The White House made its pick for the Department of Homeland Security' chief information officer, tapping former Secret Service and hedge fund security information officer Richard Staropoli.

Staropoli, currently the CISO for the New York-based Fortress Investment Group, was a more than 20-year veteran of the Secret Service, where he worked in the Presidential Protective Division, hostage rescue unit, the Counter Assault Team and as chief of Polygraph Operations.

At Fortress Investment, the New Jersey native worked on counter-party risk by investigating credit, real estate, private equity and liquid markets deals.

The DHS CIO position will be one of the more significant appointments for the young administration, which has made cybersecurity and information technology modernization a priority, with DHS at the fore.

As the department’s top tech officer, Starpoli will be in charge of not only determining the IT procurements for the 22-component agency, but will also be the point person for much of the federal government’s cyber defense initiatives. Staropoli spoke with The Australian on Nov. 19about the challenges facing the Secret Service to secure Trump Tower.

"It’s got significant problems," he said. "What are you going to do? Will you put a blast shield around the entire building? The first 30 floors are all office space, then you have 40 stories of very expensive residences. You don’t know who is in the surrounding buildings.

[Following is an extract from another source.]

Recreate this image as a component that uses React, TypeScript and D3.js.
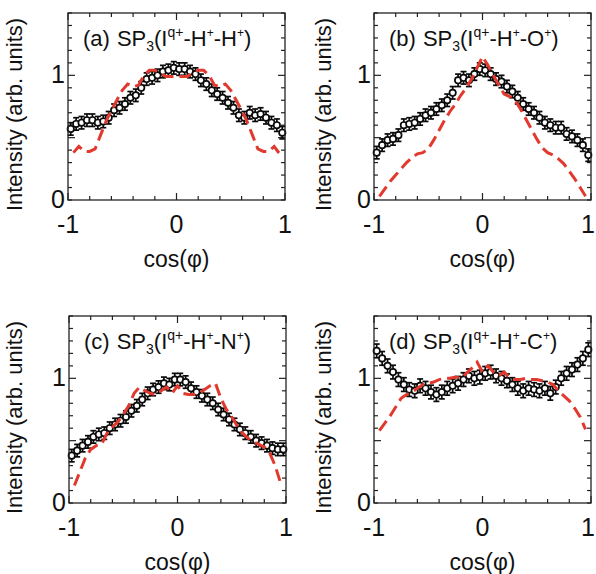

You have a clear shot at it from Central Park and from any number of surrounding buildings," he told the paper.

"Even if you are Donald Trump, you probably have a car and a driver, maybe two. When you are the president you have 35 cars (and) you have about two dozen motorcyclists of the NYPD. Where are you going to put all this stuff? You can’t park it in the basement of Trump Tower. There were days when we took President Bush to the Waldorf, we had so many cars we had to close two streets."

He noted in the November article that he was a nominee for "an undersecretary position" within DHS, but didn’t specify which.

Staropoli was announced alongside a number of nominees to the administration on April 28, including Brock Long for administrator of the Federal Emergency Management Agency and Jovita Carranza as Treasurer of the United States, alongside a number of assistant and deputy secretaries at various agencies.